Образ Яго, думая, что подполковник говорил о туалете, указал себе за спину, имея в виду направление вне палаты.

- В управление... к Селиванову…

- Сбрендили?

Даже в плену своего сознания всё приходится делать самому и сопротивляться играм разума, подсовывавшего испытания. Подполковник, с трудом опираясь о кровать, попытался сесть, но тут же завалился назад: будто организм не поддавался его воле и не желал менять положение тела в пространстве.

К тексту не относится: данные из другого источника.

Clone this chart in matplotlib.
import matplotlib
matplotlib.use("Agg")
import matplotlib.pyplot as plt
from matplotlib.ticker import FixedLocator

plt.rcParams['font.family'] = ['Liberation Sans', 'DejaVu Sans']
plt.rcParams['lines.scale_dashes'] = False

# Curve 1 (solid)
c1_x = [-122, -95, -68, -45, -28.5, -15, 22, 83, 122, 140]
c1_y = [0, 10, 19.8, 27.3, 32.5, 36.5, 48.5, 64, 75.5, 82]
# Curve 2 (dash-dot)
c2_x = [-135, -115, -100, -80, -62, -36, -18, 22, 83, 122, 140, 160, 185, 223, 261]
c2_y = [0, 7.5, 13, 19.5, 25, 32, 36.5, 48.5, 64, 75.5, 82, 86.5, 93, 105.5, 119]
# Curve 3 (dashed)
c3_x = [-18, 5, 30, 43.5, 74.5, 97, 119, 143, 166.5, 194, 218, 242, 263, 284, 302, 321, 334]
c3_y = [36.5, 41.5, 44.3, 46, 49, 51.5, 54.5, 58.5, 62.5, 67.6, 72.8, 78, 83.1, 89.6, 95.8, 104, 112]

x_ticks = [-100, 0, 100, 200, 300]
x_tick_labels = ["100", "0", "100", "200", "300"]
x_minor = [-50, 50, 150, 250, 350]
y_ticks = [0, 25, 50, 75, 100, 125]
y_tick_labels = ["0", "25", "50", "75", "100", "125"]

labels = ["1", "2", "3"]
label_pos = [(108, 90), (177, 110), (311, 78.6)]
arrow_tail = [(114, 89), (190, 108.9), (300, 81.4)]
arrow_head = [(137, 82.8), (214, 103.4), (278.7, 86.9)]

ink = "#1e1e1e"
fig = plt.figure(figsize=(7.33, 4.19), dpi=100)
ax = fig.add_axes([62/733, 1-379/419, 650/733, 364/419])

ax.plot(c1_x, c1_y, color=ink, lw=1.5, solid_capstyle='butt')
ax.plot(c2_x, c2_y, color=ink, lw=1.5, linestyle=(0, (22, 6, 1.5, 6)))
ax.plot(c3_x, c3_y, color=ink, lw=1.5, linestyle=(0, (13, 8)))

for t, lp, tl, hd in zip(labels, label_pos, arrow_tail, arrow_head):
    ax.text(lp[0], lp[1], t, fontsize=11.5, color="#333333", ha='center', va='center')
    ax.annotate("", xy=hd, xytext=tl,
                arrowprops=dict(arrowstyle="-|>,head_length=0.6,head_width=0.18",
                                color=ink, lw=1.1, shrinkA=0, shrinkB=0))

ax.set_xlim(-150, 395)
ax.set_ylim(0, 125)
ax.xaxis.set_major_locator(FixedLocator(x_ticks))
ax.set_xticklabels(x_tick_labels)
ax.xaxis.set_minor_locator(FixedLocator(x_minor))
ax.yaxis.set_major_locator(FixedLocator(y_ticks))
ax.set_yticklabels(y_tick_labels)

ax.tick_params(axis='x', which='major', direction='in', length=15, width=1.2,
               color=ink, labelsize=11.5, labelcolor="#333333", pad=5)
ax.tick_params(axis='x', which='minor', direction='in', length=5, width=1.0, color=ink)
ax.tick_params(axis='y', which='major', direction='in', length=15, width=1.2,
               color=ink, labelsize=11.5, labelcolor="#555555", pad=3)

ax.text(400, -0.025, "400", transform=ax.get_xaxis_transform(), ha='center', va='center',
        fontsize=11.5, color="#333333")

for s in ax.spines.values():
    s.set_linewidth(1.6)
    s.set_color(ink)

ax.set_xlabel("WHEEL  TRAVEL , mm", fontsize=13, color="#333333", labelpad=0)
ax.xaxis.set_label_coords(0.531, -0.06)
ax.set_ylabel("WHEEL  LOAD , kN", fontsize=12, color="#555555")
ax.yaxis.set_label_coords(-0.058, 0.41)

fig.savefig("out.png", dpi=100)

По животу и спине разнеслась жаркая болевая пульсация.

- Я врача позову... – услышал он будто издалека голос, но взгляд не смог распознать смазанный мир: будто все его краски, нанесенные на влажный мольберт и еще не успевшие высохнуть, вновь смахнули широким мазком кисти, обмакнутой в черную и густую, как смола, жидкость, перекрывшую всю картину.

Сколько понадобилось времени, чтобы художнику-реставратору смыть эту черноту с его глаз, счистить путы с памяти и сознания? Сезонов не знал. Но вынырнул в тот момент, когда мольберт, кажется, вновь был чист и к нему прикасались чьи-то руки. Наверное, того художника. Какие-то женственные, заботливые, теплые руки.

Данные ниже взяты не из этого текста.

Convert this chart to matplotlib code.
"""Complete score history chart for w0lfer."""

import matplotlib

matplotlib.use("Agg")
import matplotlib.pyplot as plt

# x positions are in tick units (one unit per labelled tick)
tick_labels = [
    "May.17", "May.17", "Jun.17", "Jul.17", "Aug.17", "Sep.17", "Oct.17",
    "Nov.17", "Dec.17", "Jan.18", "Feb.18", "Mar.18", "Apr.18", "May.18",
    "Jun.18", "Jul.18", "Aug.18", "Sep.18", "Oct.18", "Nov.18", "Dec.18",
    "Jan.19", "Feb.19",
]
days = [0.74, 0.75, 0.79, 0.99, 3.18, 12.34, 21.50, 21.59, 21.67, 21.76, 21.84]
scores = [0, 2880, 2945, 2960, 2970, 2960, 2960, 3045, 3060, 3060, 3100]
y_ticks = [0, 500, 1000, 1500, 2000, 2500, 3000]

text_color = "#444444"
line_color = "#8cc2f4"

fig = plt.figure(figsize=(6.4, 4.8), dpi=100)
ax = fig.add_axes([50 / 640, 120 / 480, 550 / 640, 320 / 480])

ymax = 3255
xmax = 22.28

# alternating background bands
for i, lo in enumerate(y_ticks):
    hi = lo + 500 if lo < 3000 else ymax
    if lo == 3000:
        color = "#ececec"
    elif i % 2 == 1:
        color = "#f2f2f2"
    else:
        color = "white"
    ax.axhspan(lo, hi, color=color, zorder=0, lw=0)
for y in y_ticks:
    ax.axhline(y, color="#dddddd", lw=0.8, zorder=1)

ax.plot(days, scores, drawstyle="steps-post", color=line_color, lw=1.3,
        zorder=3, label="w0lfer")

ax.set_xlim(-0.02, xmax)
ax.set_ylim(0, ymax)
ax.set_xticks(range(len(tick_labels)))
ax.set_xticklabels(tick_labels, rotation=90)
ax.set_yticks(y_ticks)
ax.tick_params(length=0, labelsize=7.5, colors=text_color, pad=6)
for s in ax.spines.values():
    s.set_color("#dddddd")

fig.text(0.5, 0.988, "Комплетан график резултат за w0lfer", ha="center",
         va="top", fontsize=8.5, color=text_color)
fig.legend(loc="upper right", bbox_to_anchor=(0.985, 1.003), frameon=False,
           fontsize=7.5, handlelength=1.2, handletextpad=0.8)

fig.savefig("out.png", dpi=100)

Он встретился с ней взглядом и его пронзила острая боль, но не от раны. Боль тоски и грусти поверх безграничной любви.

- Вера… – произнесли за него его губы будто не его голосом.

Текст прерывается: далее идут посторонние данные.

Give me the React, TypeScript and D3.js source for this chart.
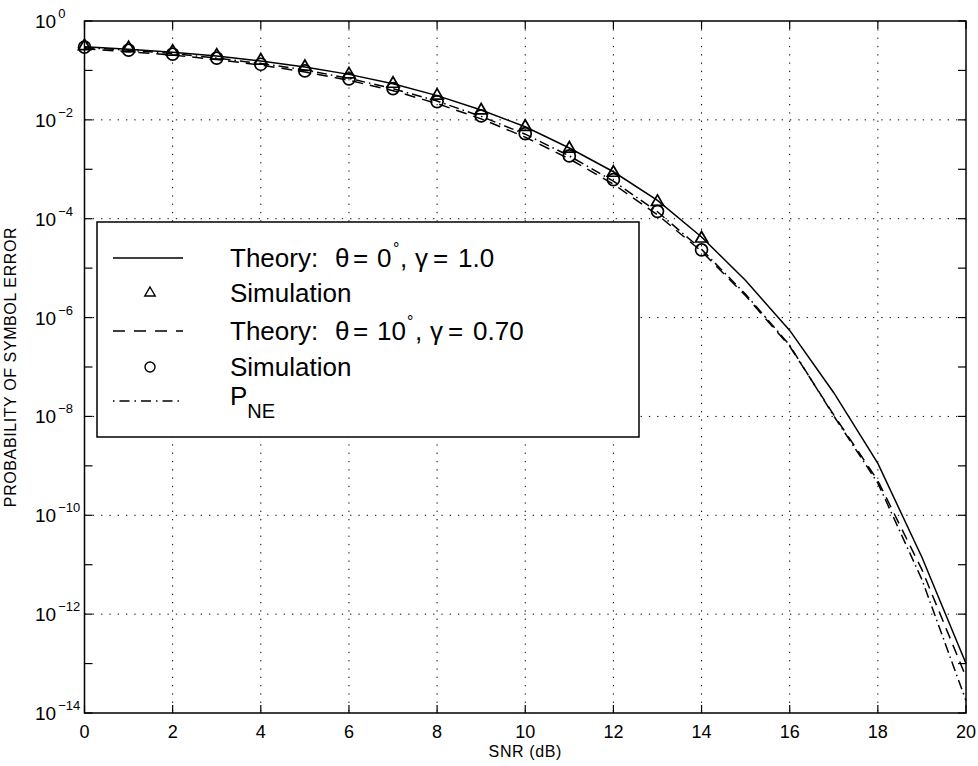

- Всё хорошо, Валер. Всё обязательно будет хорошо.

Ее ладонь дотронулась до его щеки и подбородка, обросших новой щетиной.

Он так давно не чувствовал ее прикосновений.

Он закрыл глаза.

Слишком несбыточное видение. Но такое пронзительно настоящее.

Такие реальные сны. Невообразимо…

В ушах откуда-то издалека звучал знакомый мотив, который еще не получалось разобрать, но на интуитивном уровне память приняла его за слышимый ранее. Струнная, размеренная, одинаковая мелодия… Слова – поверх мелодии произносились слова: тоже знакомый мотив – где-то он уже слышал эти протяжные ноты. Романс? Песня из мюзикла? Может, из кинофильма?

Звук нарастал постепенно вслед за медленно просыпавшимся, отходившим от наркоза и сна сознанием. Помимо голоса и инструментальной мелодии добавились ранее неразборчивые хлопки, будто аплодисменты.

Низкий приятный голос, не фальшивя, вытягивал многочисленные гласные. Непонятные, но музыкальные слова окружали недурные, но еще будто зажатые, не до конца раскрытые гитарные аккорды.

Прошло около минуты, прежде чем в разбуженное песней сознание просочились каждое слово с нотой, и Сезонов наконец понял, что голос тянул неаполитанскую песню из советского кинофильма «Формула любви». Как кому-то разрешили петь под гитару в тот час, когда он, подполковник, сражается с тьмой, да еще этот кто-то собрал вокруг себя публику: хлопки еще продолжали звучать?

Сезонов еще не стройным после пробуждения зрением обвел глазами доступный взору угол помещения. Лампа под потолком погашена. Дневной тусклый свет проникает из наполовину зашторенных окон. Рядом стоит еще одна, свободная, кровать. Один стул – у дверей, второй – у стены напротив возле узкого невысокого шкафа с непрозрачными створками и тумбы. Его окружают едва слышные звуки: что-то периодически пищит и постукивает.

Подполковник вздохнул и хотел потянуться, размять затекшие мышцы во всем теле, но едва шевельнулся, как запоздало почувствовал, что опутан трубками и присосками, обтянут бандажом. Короткое и неловкое движение, которое он успел совершить, отозвалось тягучей болью во всем теле. Сезонов поморщился. Под опоясывающим корсетом пульсировало, неприятно жгло в месте ранения, внутренности будто истыкали сотнями игл.

Узнанная песня вдруг стала навязчивой и лишней. Он так хотел побыть в тишине. Откуда поют? Кажется, так близко, возможно, даже за стенкой. Сезонов уже мысленно хотел обрушить весь земной шар на неизвестного барда, как прозвучал финальный аккорд, выдуманный гитаристом, и слушатели захлопали гораздо активнее, кто-то даже крикнул «браво», а другой оглушительно свистнул. Тут же за дверью с другой стороны, видимо, услышав этот свист, пронеслась чья-то фигура. Подполковник не разобрал, кто это был: шторки на стекле, в которое просматривалось пространство за стеной, оказались опущены. Сезонов развернул на подушке тяжелую голову и перевел взгляд в окно. Световой день клонился к вечеру.